Well, this is awkward. A week ago I predicted that Ender's Game would be little less than a total disaster. I thought it would lose the novel's impact and reverse its message, and perhaps even worse than that I called the director names. Fortunately, I was mostly wrong, and now there is published evidence that I cannot predict movies based on trailers.
While Ender's Game doesn't quite compare to autumn's more recent highly anticipated science fiction blockbuster Gravity, it definitely blew my expectations out of the water. It was both more faithful and more enjoyable than I had anticipated. That said it's still far from a perfect adaptation. It not only leaves out things which are arguably unimportant for anything beyond creating a detailed and immersive universe, but also omits much more important aspects of the tone and message which crucially impact the meaning of the film and change it from that of the novel. Whether that makes this a bad movie is likely more of a personal call than anything else.
|A bit cluttered but otherwise pretty cool.|
Because of how I want to talk about the movie and the way it adapted the book there will be extensive spoilers from both throughout. Additionally I'm going to mostly discuss how I see Ender's Game as a failed adaptation when on the other hand I thought it was a pretty enjoyable movie in its own right (and in general I resist judging movies based on their fidelity to their source material). Consider yourself doubly warned.

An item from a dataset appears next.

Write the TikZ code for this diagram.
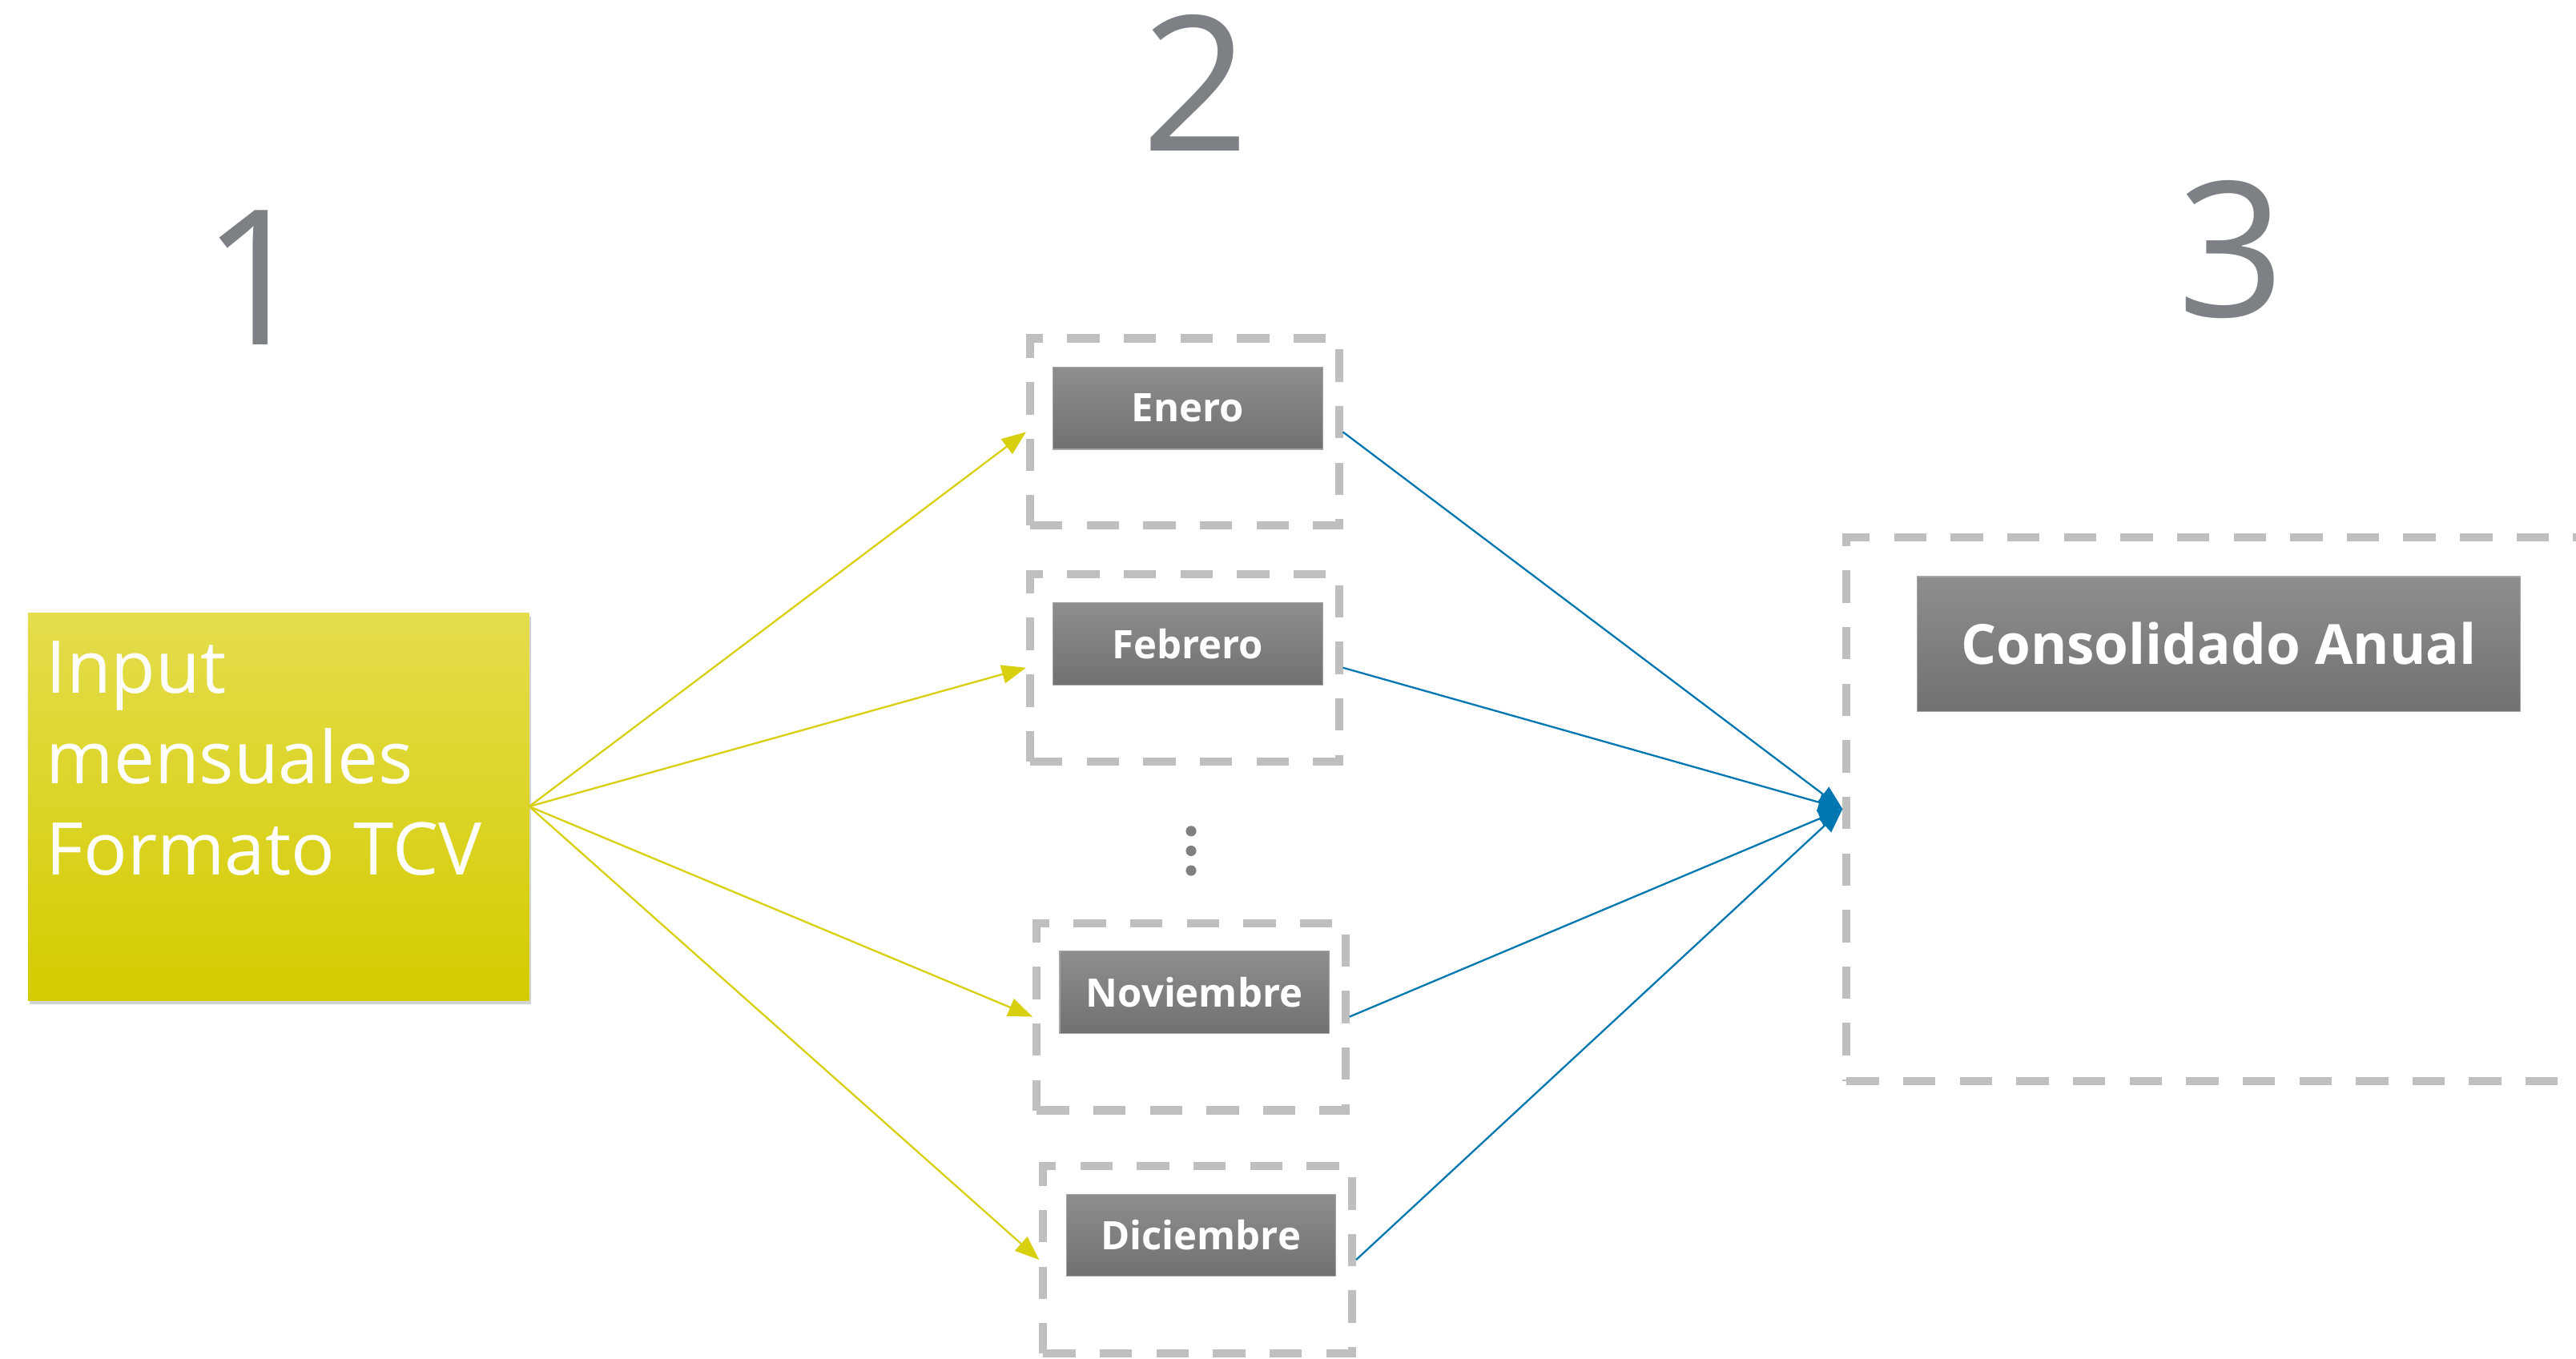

So as those of you who have seen the movie or read the book know, Ender's Game is about the nature of perception and reality. The main character Neo is the chosen one who must fight an evil, inhuman enemy to save the rest of humanity from oppression. On his journey he meets Trinity who helps him understand and develop his talents and supports him emotionally through his challenges. In order to defeat the enemy he must learn to control and manipulate a simulation, but what at first appears as virtual reality has a much more intimate connection with the real world than anyone realizes.
|The Little Doctor.|
Okay, I'm a little bit sorry, but I couldn't resist. To tell the truth, Ender's Game isn't all that similar to The Matrix beyond the few points I highlighted above. One of the problems for me however is that it is much more similar to The Matrix than the book which definitely was not. The key difference here is that the novel was about Ender's personal struggle, about how (as he vents to one of his soldiers) every time he begins to figure things out they change the rules of the game. It's about his constant isolation and how the teachers at both Battle School and Command School are alienating him from everyone and everything around him. And in the movie they give him Petra.
I don't care that it's supposed to be Bean and Petra who (eventually) get together. I don't even care about the possibly awkward sexual tension between the definitely underage characters. I care that they took what was originally a dark and desperate narrative and made it lighter and easier on Ender so that his journey isn't as much of a trial as a fun little military action/drama. They let Ender make friends. They even put Bean into Ender's launch group so he has a friend right from the start. This probably makes the movie more enjoyable than it would have been if it had been more faithful to the source material, but it also sacrifices a major theme.
In the book, Ender's isolation forces him to find pleasure and emotional release in the games he plays. He does extremely well, but his success in the games through virtual violence is also contrasted with his real cruelty to the children around him. Ender constantly tells himself that he's not a violent person, that he does these things to the others out of an aversion to fighting. He fights in order that he need never fight again, but nonetheless he keeps doing it. This situation is encapsulated in the best line from the book (which the film omits) when Valentine notes that "Perhaps it is impossible to wear an identity without becoming what you pretend to be." As much as Ender thinks to himself that he's not a violent person and is just playing the games so his instructors will leave him alone, he is still becoming a killer.
|The only really great moment in the Battle Room.|
And this is where the argument between Ender and Graff that the movie adds after the final battle totally misses the point. Ender yells at Graff that he wouldn't have killed all those Formics or sent his pilots to die if he had known that they were real. Because of his unknowing transformation into a killer, and for the good of the human race, he would indeed have killed those Formics and sacrificed his soldiers. The crucial realization that Ender makes after killing the Formics is not that he's just committed genocide on an entire population (although this also happens), but that his virtual and real violence are actually the same. He has become what he at first only pretended to be. The movie fails in this regard by giving Ender friends and changing the nature of his journey and by generally misunderstanding the book's purpose.
But does that make it a bad movie? Of course not, it just makes it a bad adaptation. Ender's Game is very enjoyable for the most part although there's nothing revolutionary about it cinematically. There's a fabulous disorienting shot in the Battle Room, the Ansible simulation battles are epic (if somewhat short-lived), and the shot of Petra's ship cutting through the immense bugger fleet was incredible. The acting is all impressive especially considering the age of most of the actors (Ender and Bonzo were my particular favorites). Instead of the central theme from the book we get a pretty solid anti-military message (reminiscent of Agamben's critique of the state of exception and Benjamin's critique of state-founding violence) which works well even if it isn't really anything special in my book. So when it really comes down to it I would definitely recommend Ender's Game, I would just advise not to expect a beat-by-beat recreation of the book.